Saturday, July 19, 2008

Xers with nothing left to lose

When the Heinrich Kieber story – of the employee of LGT Bank in Liechtenstein who copied (/“stole”) documents on accounts held by foreigners in the tax haven, and later sold these to the German government – first broke in February, my first thought was: “This guy’s got to be an Xer”. Sure enough, he’s 43.

Personally, I would have happily given the documents away, rather than sold them. But other than that, I see where he’s coming from. The social contract that, more so than confidentiality contracts and laws, binds the bankers and their underlings of the ultra-rich to paramount discretion just doesn’t cut it with Xers. We may be paid (well) for our silence, although I suspect Kieber wasn’t while he worked for LGT, which may be a large reason for his later mercenary attitude. Even if we are well-paid, however, Xers are otherwise ill-suited to the cold-blooded life of a tax-haven private banker. Boomers reap and enjoy the status quo, and so are (or have been, since 1979, at least) generally unwilling to do anything to upset it. Xers, in contrast, have no vested interest in the quiet life, and can be therefore counted upon to rock the boat, or fly into the World Trade Centre, upon the least provocation (in boomers’ eyes) or ethical imperative (in Xers’ own eyes).
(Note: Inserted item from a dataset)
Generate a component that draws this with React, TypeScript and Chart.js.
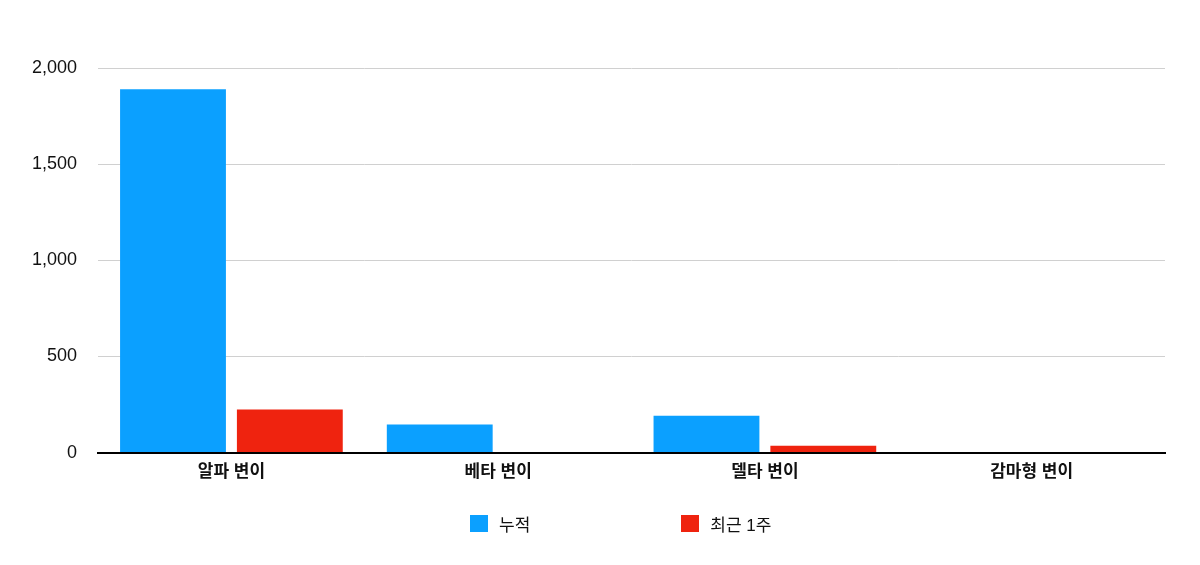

Today’s Oz gives more detail on Kieber’s motives at the time of the “theft”, under the misleading headline “Revenge of the IT guy in Lowy case” (Kieber was apparently primarily a document scanner and indexer, which surely makes him more “arts graduate” than “IT guy”):

Kieber's job was to scan thousands of paper documents. Seeing first-hand how wealthy individuals conducted their own affairs - tax scams hiding millions of dollars of assets - left Kieber, by his own admission yesterday, with a growing sense of outrage. He plotted his revenge . . . "To be able to index the documents, we had to read every single one on our screens," Kieber said. "It was then I began to realise the very questionable business the LGT was often involved in and the dubious clients they were serving, the kind of business that goes beyond just facilitating massive tax evasion." . . .

Kieber said he was also involved in IT training of the 85 staff members of the LGT Trust, including the chief executive and board members. "When I was teaching the CEO or a member of the board or a trust client adviser, I confronted them about the LGT's questionable practices that I have seen in many files," he said. "Sometimes I always raised this topic with foundations' bank account managers from the LGT Bank. All these discussions were about files with strong indication to corruption, links to dictators, or business deals to avoid a US embargo, for example. "The answer was always the same: none of your business. Just stick to your designated job."

Oddly, today’s Oz doesn’t report the fact, which was widely reported in February, that Kieber is now living under a fresh identity in Australia. Also odd is the last line in a story in yesterday’s Oz, that:

“The report notes that on June 25, 2001, [Lowy Liechtenstein entity] Luperla was wound up, but the committee said there were no documents explaining why this decision was taken.”

A useful additional fact here may be that on 25 July 2001, a month after Luperla was wound up, Westfield America Inc (a public company in which the Lowy family are major shareholders) contracted to lease New York World Trade Centre’s retail section for 99 years.

Finally, speaking of 43 year-old IT guys, today’s Oz has another, completely unrelated, one also running amok on the job.

Terry Childs, this time a real (and reasonably well-paid) IT pointy-head, after being disciplined by his employer, the San Francisco Department of Technology, has configured the city’s computer network to administrator access by just one, secret password.

I don’t think that the aptly-named Childs is in the same ethical ball-park as Heinrich Kieber, but nonetheless this was definitely another of those “This guy’s got to be an Xer” stories. Enjoying the deckchair view from your supposedly unsinkable status quo, boomers?